The task: Write every record out again exactly, and keep images out of it.
* Start Supplied material *
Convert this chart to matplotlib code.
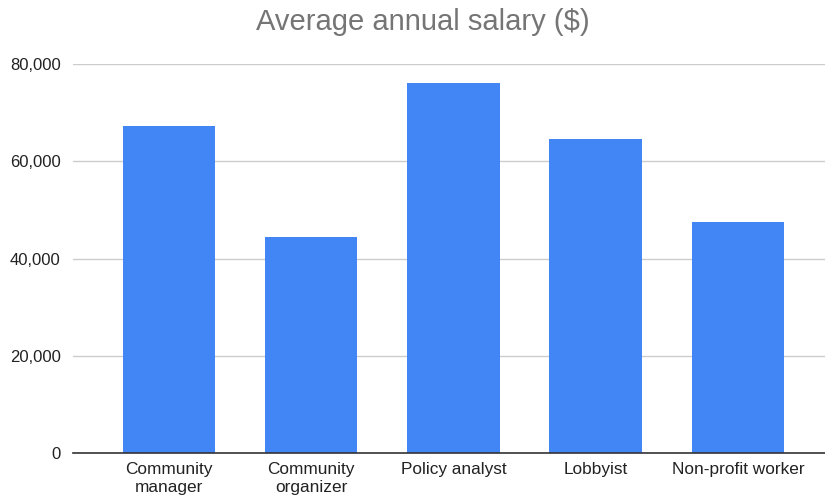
import matplotlib
matplotlib.use('Agg')
import matplotlib.pyplot as plt
from matplotlib.ticker import FuncFormatter

# Dữ liệu
jobs = ['Community\nmanager', 'Community\norganizer', 'Policy analyst',
        'Lobbyist', 'Non-profit worker']
salary = [67300, 44500, 76100, 64600, 47500]
y_ticks = [0, 20000, 40000, 60000, 80000]

plt.rcParams['font.family'] = ['Liberation Sans', 'DejaVu Sans']

fig = plt.figure(figsize=(8.25, 4.97), dpi=100)
ax = fig.add_axes([0.0885, 0.088, 0.911, 0.783])

x = range(len(jobs))
ax.bar(x, salary, width=0.65, color='#4285F4', zorder=3)

ax.set_xlim(-0.674, 4.61)
ax.set_ylim(0, 80000)
ax.set_yticks(y_ticks)
ax.yaxis.set_major_formatter(FuncFormatter(lambda v, p: f'{int(v):,}'))
ax.set_xticks(list(x))
ax.set_xticklabels(jobs, fontsize=12.4, color='#222222', linespacing=1.25)
ax.tick_params(axis='y', length=0, pad=9, labelsize=12, labelcolor='#222222')
ax.tick_params(axis='x', length=0, pad=6)

ax.grid(axis='y', color='#cccccc', linewidth=1.0, zorder=0)
for s in ['top', 'right', 'left']:
    ax.spines[s].set_visible(False)
ax.spines['bottom'].set_color('#333333')
ax.spines['bottom'].set_linewidth(1.2)
ax.spines['bottom'].set_zorder(4)

fig.text(0.513, 0.955, 'Average annual salary ($)', ha='center', va='center',
         fontsize=21, color='#757575')

plt.savefig('out.png', dpi=100)
plt.close()
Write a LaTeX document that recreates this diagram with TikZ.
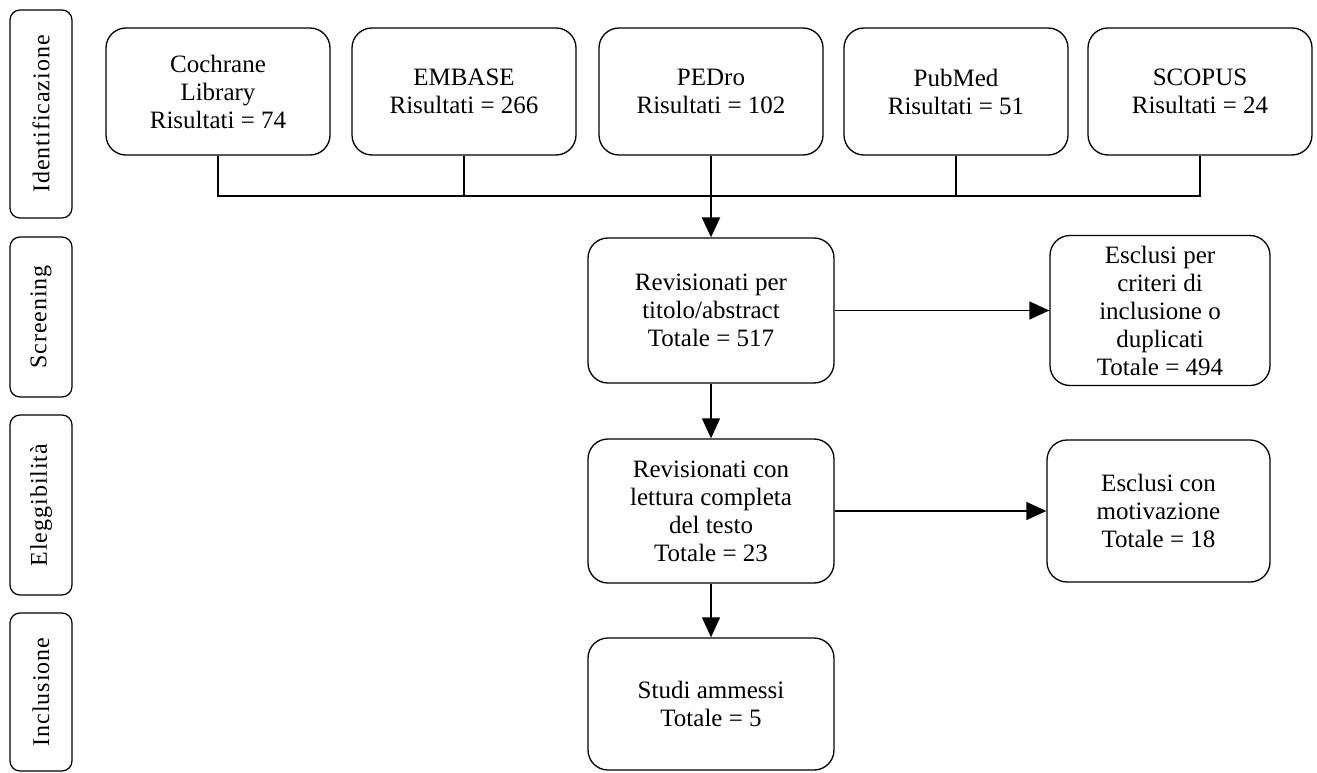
\documentclass[tikz,border=0pt]{standalone}
\usepackage{fontspec}
\setmainfont{Liberation Serif}
\newfontfamily\phasefont[LetterSpace=4]{Liberation Serif}
\usepackage{tikz}
\usetikzlibrary{arrows.meta}

\begin{document}
\begin{tikzpicture}[x=1pt, y=-1pt,
		phase/.style={draw, line width=1.2pt, rounded corners=10pt, rotate=90, minimum height=62pt, inner sep=0pt, font=\phasefont\fontsize{24}{26}\selectfont},
		box/.style={draw, line width=1.3pt, rounded corners=20pt, align=center, inner sep=0pt, font=\fontsize{25}{28}\selectfont},
		link/.style={line width=1.3pt},
		arrow/.style={line width=1.3pt, -{Triangle[length=20pt, width=18pt]}}]
			%%%%% START %%%%%
			
			\useasboundingbox (0, 0) rectangle (1317, 773);
			
			\node[phase, minimum width=208pt] (ident) at (41, 114) {Identificazione};
			\node[phase, minimum width=160pt] (screen) at (41, 317) {Screening};
			\node[phase, minimum width=180pt] (elig) at (41, 505) {Eleggibilità};
			\node[phase, minimum width=158pt] (incl) at (41, 692) {Inclusione};
			
			\node[box, minimum width=224pt, minimum height=127pt] (cochrane) at (218, 91.5) {Cochrane\\Library\\Risultati = 74};
			\node[box, minimum width=224pt, minimum height=127pt] (embase) at (464, 91.5) {EMBASE\\Risultati = 266};
			\node[box, minimum width=224pt, minimum height=127pt] (pedro) at (711, 91.5) {PEDro\\Risultati = 102};
			\node[box, minimum width=224pt, minimum height=127pt] (pubmed) at (956, 91.5) {PubMed\\Risultati = 51};
			\node[box, minimum width=224pt, minimum height=127pt] (scopus) at (1200, 91.5) {SCOPUS\\Risultati = 24};
			
			\node[box, minimum width=246pt, minimum height=145pt] (titolo) at (711, 310.5) {Revisionati per\\titolo/abstract\\Totale = 517};
			\node[box, minimum width=220pt, minimum height=150pt] (esclusi) at (1160, 310.5) {Esclusi per\\criteri di\\inclusione o\\duplicati\\Totale = 494};
			
			\node[box, minimum width=246pt, minimum height=144pt] (testo) at (711, 511) {Revisionati con\\lettura completa\\del testo\\Totale = 23};
			\node[box, minimum width=223pt, minimum height=142pt] (motivo) at (1158.5, 511) {Esclusi con\\motivazione\\Totale = 18};
			
			\node[box, minimum width=246pt, minimum height=132pt] (ammessi) at (711, 704) {Studi ammessi\\Totale = 5};
			
			\coordinate (bus) at (711, 196);
			\draw[link] (cochrane.south) |- (bus) -| (scopus.south);
			\foreach \db in {embase, pedro, pubmed}
				\draw[link] (\db.south) -- (\db.south |- bus);
			
			\draw[arrow, line width=2.2pt] (bus) -- (titolo.north);
			\draw[arrow] (titolo.east) -- (esclusi.west);
			\draw[arrow] (titolo.south) -- (testo.north);
			\draw[arrow] (testo.east) -- (motivo.west);
			\draw[arrow] (testo.south) -- (ammessi.north);
			
			%%%%% END %%%%%
		\end{tikzpicture}
\end{document}
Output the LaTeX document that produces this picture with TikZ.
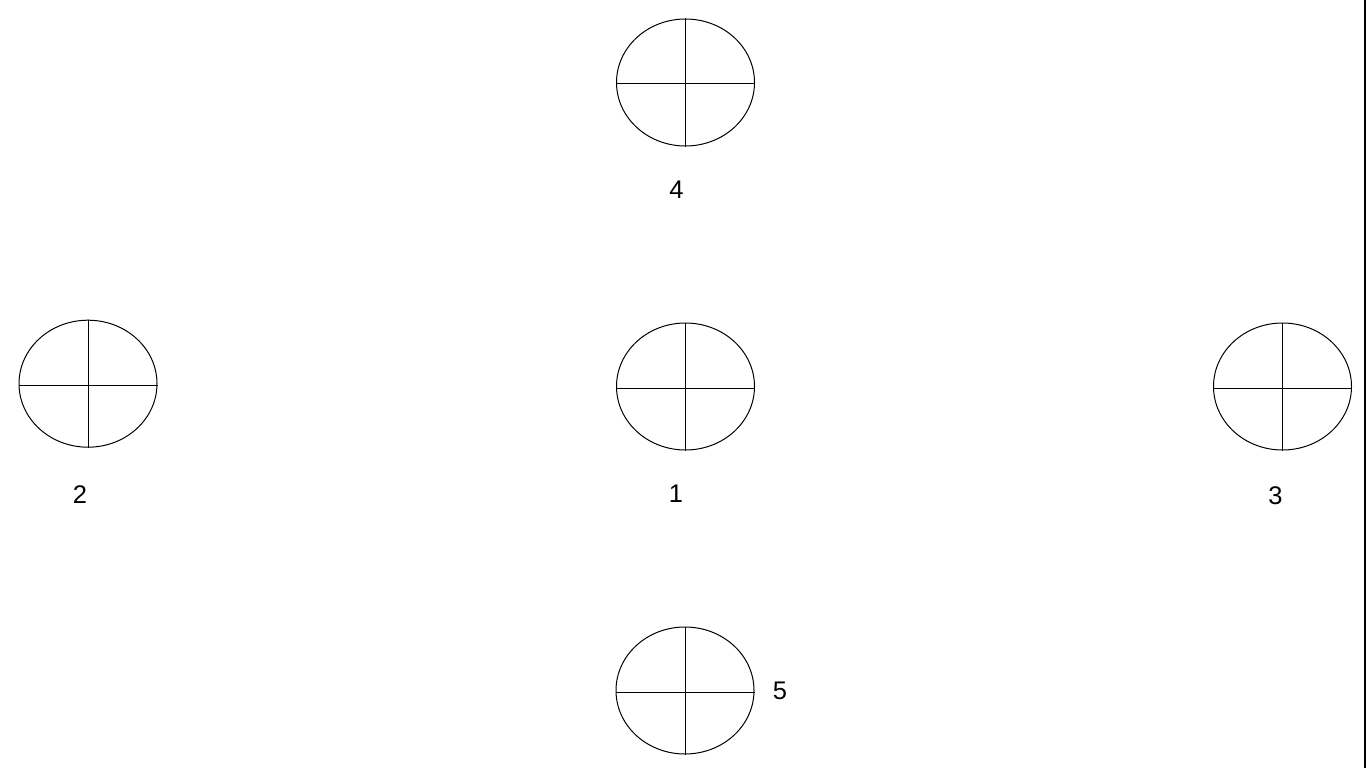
* End Supplied material *
Written answer:
Convert this chart to matplotlib code.
import matplotlib
matplotlib.use('Agg')
import matplotlib.pyplot as plt
from matplotlib.ticker import FuncFormatter

# Dữ liệu
jobs = ['Community\nmanager', 'Community\norganizer', 'Policy analyst',
        'Lobbyist', 'Non-profit worker']
salary = [67300, 44500, 76100, 64600, 47500]
y_ticks = [0, 20000, 40000, 60000, 80000]

plt.rcParams['font.family'] = ['Liberation Sans', 'DejaVu Sans']

fig = plt.figure(figsize=(8.25, 4.97), dpi=100)
ax = fig.add_axes([0.0885, 0.088, 0.911, 0.783])

x = range(len(jobs))
ax.bar(x, salary, width=0.65, color='#4285F4', zorder=3)

ax.set_xlim(-0.674, 4.61)
ax.set_ylim(0, 80000)
ax.set_yticks(y_ticks)
ax.yaxis.set_major_formatter(FuncFormatter(lambda v, p: f'{int(v):,}'))
ax.set_xticks(list(x))
ax.set_xticklabels(jobs, fontsize=12.4, color='#222222', linespacing=1.25)
ax.tick_params(axis='y', length=0, pad=9, labelsize=12, labelcolor='#222222')
ax.tick_params(axis='x', length=0, pad=6)

ax.grid(axis='y', color='#cccccc', linewidth=1.0, zorder=0)
for s in ['top', 'right', 'left']:
    ax.spines[s].set_visible(False)
ax.spines['bottom'].set_color('#333333')
ax.spines['bottom'].set_linewidth(1.2)
ax.spines['bottom'].set_zorder(4)

fig.text(0.513, 0.955, 'Average annual salary ($)', ha='center', va='center',
         fontsize=21, color='#757575')

plt.savefig('out.png', dpi=100)
plt.close()
Write a LaTeX document that recreates this diagram with TikZ.
\documentclass[tikz,border=0pt]{standalone}
\usepackage{fontspec}
\setmainfont{Liberation Serif}
\newfontfamily\phasefont[LetterSpace=4]{Liberation Serif}
\usepackage{tikz}
\usetikzlibrary{arrows.meta}

\begin{document}
\begin{tikzpicture}[x=1pt, y=-1pt,
		phase/.style={draw, line width=1.2pt, rounded corners=10pt, rotate=90, minimum height=62pt, inner sep=0pt, font=\phasefont\fontsize{24}{26}\selectfont},
		box/.style={draw, line width=1.3pt, rounded corners=20pt, align=center, inner sep=0pt, font=\fontsize{25}{28}\selectfont},
		link/.style={line width=1.3pt},
		arrow/.style={line width=1.3pt, -{Triangle[length=20pt, width=18pt]}}]
			%%%%% START %%%%%
			
			\useasboundingbox (0, 0) rectangle (1317, 773);
			
			\node[phase, minimum width=208pt] (ident) at (41, 114) {Identificazione};
			\node[phase, minimum width=160pt] (screen) at (41, 317) {Screening};
			\node[phase, minimum width=180pt] (elig) at (41, 505) {Eleggibilità};
			\node[phase, minimum width=158pt] (incl) at (41, 692) {Inclusione};
			
			\node[box, minimum width=224pt, minimum height=127pt] (cochrane) at (218, 91.5) {Cochrane\\Library\\Risultati = 74};
			\node[box, minimum width=224pt, minimum height=127pt] (embase) at (464, 91.5) {EMBASE\\Risultati = 266};
			\node[box, minimum width=224pt, minimum height=127pt] (pedro) at (711, 91.5) {PEDro\\Risultati = 102};
			\node[box, minimum width=224pt, minimum height=127pt] (pubmed) at (956, 91.5) {PubMed\\Risultati = 51};
			\node[box, minimum width=224pt, minimum height=127pt] (scopus) at (1200, 91.5) {SCOPUS\\Risultati = 24};
			
			\node[box, minimum width=246pt, minimum height=145pt] (titolo) at (711, 310.5) {Revisionati per\\titolo/abstract\\Totale = 517};
			\node[box, minimum width=220pt, minimum height=150pt] (esclusi) at (1160, 310.5) {Esclusi per\\criteri di\\inclusione o\\duplicati\\Totale = 494};
			
			\node[box, minimum width=246pt, minimum height=144pt] (testo) at (711, 511) {Revisionati con\\lettura completa\\del testo\\Totale = 23};
			\node[box, minimum width=223pt, minimum height=142pt] (motivo) at (1158.5, 511) {Esclusi con\\motivazione\\Totale = 18};
			
			\node[box, minimum width=246pt, minimum height=132pt] (ammessi) at (711, 704) {Studi ammessi\\Totale = 5};
			
			\coordinate (bus) at (711, 196);
			\draw[link] (cochrane.south) |- (bus) -| (scopus.south);
			\foreach \db in {embase, pedro, pubmed}
				\draw[link] (\db.south) -- (\db.south |- bus);
			
			\draw[arrow, line width=2.2pt] (bus) -- (titolo.north);
			\draw[arrow] (titolo.east) -- (esclusi.west);
			\draw[arrow] (titolo.south) -- (testo.north);
			\draw[arrow] (testo.east) -- (motivo.west);
			\draw[arrow] (testo.south) -- (ammessi.north);
			
			%%%%% END %%%%%
		\end{tikzpicture}
\end{document}
Output the LaTeX document that produces this picture with TikZ.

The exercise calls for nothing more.